La riflessione di Anna si muove sui binari di un filo rosso che si intreccia con la letteratura e la filosofia. Jean Paul Sartre è il punto di partenza, Antoine de Roquentin, il protagonista de La Nausea, l’ideale compagno del cammino di questa giovane artista di Forlì che, una volta arrivata a Verona, si è sentita abbracciata e totalmente coinvolta nella sua nuova città: Verona le si è imposta ai sensi e alla percezione in modo inclusivo, totalizzante nella sua esistenza. Un’esistenza che, seguendo Sartre, passa anche dall’esperienza sensibile degli aspetti infimi, dei dettagli normalmente relegati in secondo piano, dei frammenti d’esistenza superflui. Nel nostro caso, degli oggetti rotti dall’usura, consumati dal tempo, buttati da qualcuno a cui non servono più. Il senso dell’oggetto, per Anna, è racchiuso nel suo significato strettamente etimologico, ciò che sta davanti, ciò che si pone e si impone, ciò che irrompe nella sfera della percezione, fino a divenire impossibile da ignorare ed entrare nell’orbita della creazione artistica, intesa come ri-creazione di un nuovo spazio sensibile.

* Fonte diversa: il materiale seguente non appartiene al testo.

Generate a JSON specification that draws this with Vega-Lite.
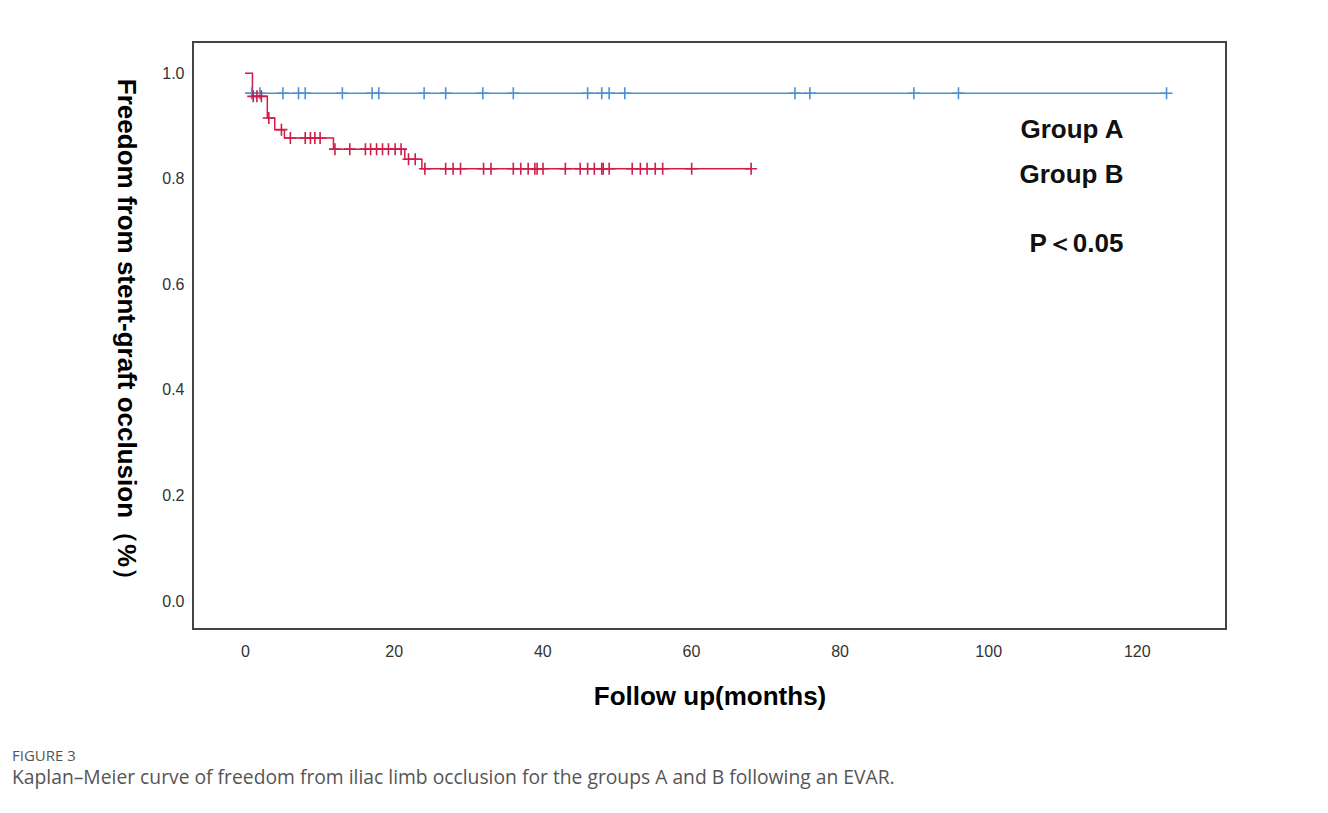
{
  "$schema": "https://vega.github.io/schema/vega-lite/v6.json",
  "width": 1033,
  "height": 587,
  "autosize": {"type": "none"},
  "padding": {"left": 193, "top": 42, "right": 102, "bottom": 184},
  "background": "white",
  "datasets": {
    "curves": [
      {"group": "Group A", "t": 0, "s": 0.962},
      {"group": "Group A", "t": 124, "s": 0.962},
      {"group": "Group B", "t": 0, "s": 1.0},
      {"group": "Group B", "t": 1.0, "s": 0.956},
      {"group": "Group B", "t": 3.0, "s": 0.915},
      {"group": "Group B", "t": 4.0, "s": 0.893},
      {"group": "Group B", "t": 5.3, "s": 0.877},
      {"group": "Group B", "t": 11.9, "s": 0.856},
      {"group": "Group B", "t": 21.5, "s": 0.837},
      {"group": "Group B", "t": 23.8, "s": 0.819},
      {"group": "Group B", "t": 68.1, "s": 0.819}
    ],
    "censors": [
      {"group": "Group A", "t": 0.9, "s": 0.962},
      {"group": "Group A", "t": 2.0, "s": 0.962},
      {"group": "Group A", "t": 5.1, "s": 0.962},
      {"group": "Group A", "t": 7.2, "s": 0.962},
      {"group": "Group A", "t": 8.1, "s": 0.962},
      {"group": "Group A", "t": 13.1, "s": 0.962},
      {"group": "Group A", "t": 17.1, "s": 0.962},
      {"group": "Group A", "t": 18.0, "s": 0.962},
      {"group": "Group A", "t": 24.1, "s": 0.962},
      {"group": "Group A", "t": 27.0, "s": 0.962},
      {"group": "Group A", "t": 32.0, "s": 0.962},
      {"group": "Group A", "t": 36.1, "s": 0.962},
      {"group": "Group A", "t": 46.1, "s": 0.962},
      {"group": "Group A", "t": 48.0, "s": 0.962},
      {"group": "Group A", "t": 49.0, "s": 0.962},
      {"group": "Group A", "t": 51.1, "s": 0.962},
      {"group": "Group A", "t": 74.0, "s": 0.962},
      {"group": "Group A", "t": 76.0, "s": 0.962},
      {"group": "Group A", "t": 90.0, "s": 0.962},
      {"group": "Group A", "t": 96.0, "s": 0.962},
      {"group": "Group A", "t": 124.0, "s": 0.962},
      {"group": "Group B", "t": 1.1, "s": 0.956},
      {"group": "Group B", "t": 1.6, "s": 0.956},
      {"group": "Group B", "t": 2.2, "s": 0.956},
      {"group": "Group B", "t": 3.2, "s": 0.915},
      {"group": "Group B", "t": 4.9, "s": 0.893},
      {"group": "Group B", "t": 6.1, "s": 0.877},
      {"group": "Group B", "t": 8.1, "s": 0.877},
      {"group": "Group B", "t": 8.8, "s": 0.877},
      {"group": "Group B", "t": 9.4, "s": 0.877},
      {"group": "Group B", "t": 10.1, "s": 0.877},
      {"group": "Group B", "t": 12.1, "s": 0.856},
      {"group": "Group B", "t": 14.1, "s": 0.856},
      {"group": "Group B", "t": 16.2, "s": 0.856},
      {"group": "Group B", "t": 16.9, "s": 0.856},
      {"group": "Group B", "t": 17.7, "s": 0.856},
      {"group": "Group B", "t": 18.5, "s": 0.856},
      {"group": "Group B", "t": 19.3, "s": 0.856},
      {"group": "Group B", "t": 20.2, "s": 0.856},
      {"group": "Group B", "t": 21.0, "s": 0.856},
      {"group": "Group B", "t": 22.0, "s": 0.837},
      {"group": "Group B", "t": 22.9, "s": 0.837},
      {"group": "Group B", "t": 24.2, "s": 0.819},
      {"group": "Group B", "t": 27.0, "s": 0.819},
      {"group": "Group B", "t": 28.0, "s": 0.819},
      {"group": "Group B", "t": 29.0, "s": 0.819},
      {"group": "Group B", "t": 32.1, "s": 0.819},
      {"group": "Group B", "t": 33.1, "s": 0.819},
      {"group": "Group B", "t": 36.1, "s": 0.819},
      {"group": "Group B", "t": 37.1, "s": 0.819},
      {"group": "Group B", "t": 38.1, "s": 0.819},
      {"group": "Group B", "t": 39.0, "s": 0.819},
      {"group": "Group B", "t": 39.3, "s": 0.819},
      {"group": "Group B", "t": 40.1, "s": 0.819},
      {"group": "Group B", "t": 43.1, "s": 0.819},
      {"group": "Group B", "t": 45.1, "s": 0.819},
      {"group": "Group B", "t": 46.1, "s": 0.819},
      {"group": "Group B", "t": 47.0, "s": 0.819},
      {"group": "Group B", "t": 48.0, "s": 0.819},
      {"group": "Group B", "t": 48.2, "s": 0.819},
      {"group": "Group B", "t": 49.0, "s": 0.819},
      {"group": "Group B", "t": 52.1, "s": 0.819},
      {"group": "Group B", "t": 53.2, "s": 0.819},
      {"group": "Group B", "t": 54.1, "s": 0.819},
      {"group": "Group B", "t": 55.2, "s": 0.819},
      {"group": "Group B", "t": 56.2, "s": 0.819},
      {"group": "Group B", "t": 60.1, "s": 0.819},
      {"group": "Group B", "t": 68.1, "s": 0.819}
    ],
    "labels": [
      {"label": "Group A", "t": 118.2, "s": 0.877},
      {"label": "Group B", "t": 118.2, "s": 0.791},
      {"label": "P＜0.05", "t": 118.2, "s": 0.661}
    ]
  },
  "title": {
    "text": "FIGURE 3",
    "subtitle": "Kaplan–Meier curve of freedom from iliac limb occlusion for the groups A and B following an EVAR.",
    "orient": "bottom",
    "anchor": "start",
    "frame": "bounds",
    "dx": -100,
    "offset": 40,
    "font": "Open Sans",
    "fontSize": 15,
    "fontWeight": "normal",
    "color": "#555555",
    "subtitleFont": "Open Sans",
    "subtitleFontSize": 19.3,
    "subtitleColor": "#555555",
    "subtitlePadding": 5
  },
  "layer": [
    {
      "data": {"name": "curves"},
      "mark": {"type": "line", "interpolate": "step-after", "strokeWidth": 1.5},
      "encoding": {
        "x": {
          "field": "t", "type": "quantitative",
          "scale": {"domain": [-7, 132], "nice": false, "zero": false},
          "axis": {
            "values": [0, 20, 40, 60, 80, 100, 120],
            "title": "Follow up(months)",
            "grid": false, "ticks": false, "domain": false,
            "labelFont": "Liberation Sans", "labelFontSize": 16, "labelColor": "#333333",
            "labelPadding": 14,
            "titleFont": "Liberation Sans", "titleFontSize": 26, "titleFontWeight": "bold", "titleColor": "#000000",
            "titlePadding": 24
          }
        },
        "y": {
          "field": "s", "type": "quantitative",
          "scale": {"domain": [-0.053, 1.059], "nice": false, "zero": false},
          "axis": {
            "values": [0, 0.2, 0.4, 0.6, 0.8, 1.0],
            "format": ".1f",
            "title": "Freedom from stent-graft occlusion（%）",
            "titleAngle": 90,
            "titleX": -68,
            "titleBaseline": "middle",
            "titleAlign": "center",
            "grid": false, "ticks": false, "domain": false,
            "labelFont": "Liberation Sans", "labelFontSize": 16, "labelColor": "#333333",
            "labelPadding": 9,
            "titleFont": "Liberation Sans", "titleFontSize": 26, "titleFontWeight": "bold", "titleColor": "#000000"
          }
        },
        "color": {
          "field": "group", "type": "nominal",
          "scale": {"domain": ["Group A", "Group B"], "range": ["#4a8fd8", "#d01c48"]},
          "legend": null
        }
      }
    },
    {
      "data": {"name": "censors"},
      "mark": {"type": "point", "shape": "M-1,0H1M0,-1V1", "filled": false, "size": 144, "strokeWidth": 1.6, "opacity": 1},
      "encoding": {
        "x": {"field": "t", "type": "quantitative"},
        "y": {"field": "s", "type": "quantitative"},
        "color": {"field": "group", "type": "nominal", "legend": null}
      }
    },
    {
      "data": {"name": "labels"},
      "mark": {"type": "text", "align": "right", "baseline": "alphabetic", "font": "Liberation Sans", "fontSize": 26, "fontWeight": "bold", "color": "#111111"},
      "encoding": {
        "x": {"field": "t", "type": "quantitative"},
        "y": {"field": "s", "type": "quantitative"},
        "text": {"field": "label", "type": "nominal"}
      }
    }
  ],
  "config": {
    "view": {"stroke": "#444444", "strokeWidth": 2}
  }
}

L’azione di Anna, pur muovendo da solide basi concettuali, non è determinata da nessuna ferrea progettualità, ma è il caso a giocare un ruolo importante nel processo creativo: il suo sguardo indugia sui relitti che – casualmente – la corrente esistenziale le fa incontrare lungo il cammino, li fotografa, li disegna, li incide, e poi li raccoglie, li smembra e infine li riassembla e li rende partecipi della creazione di esistenza nuova, mai cristallizzata, sempre in divenire. Grazie all’azione degli spettatori, la ricostruzione di uno spazio vitale non è esclusiva dell’artista, ma diventa collettiva, partecipativa, inclusiva, e qui troviamo l’ideale trait d’union con il motivo e lo scopo di Box336: l’opera di Anna è tesa a rimettere insieme i cocci di ciò che il sisma esistenziale aveva devastato, restituendolo alla vita e facendolo diventare parte integrante di uno spazio avvolgente, da vivere senza filtri, facendoci trascinare dal flusso dell’esperienza.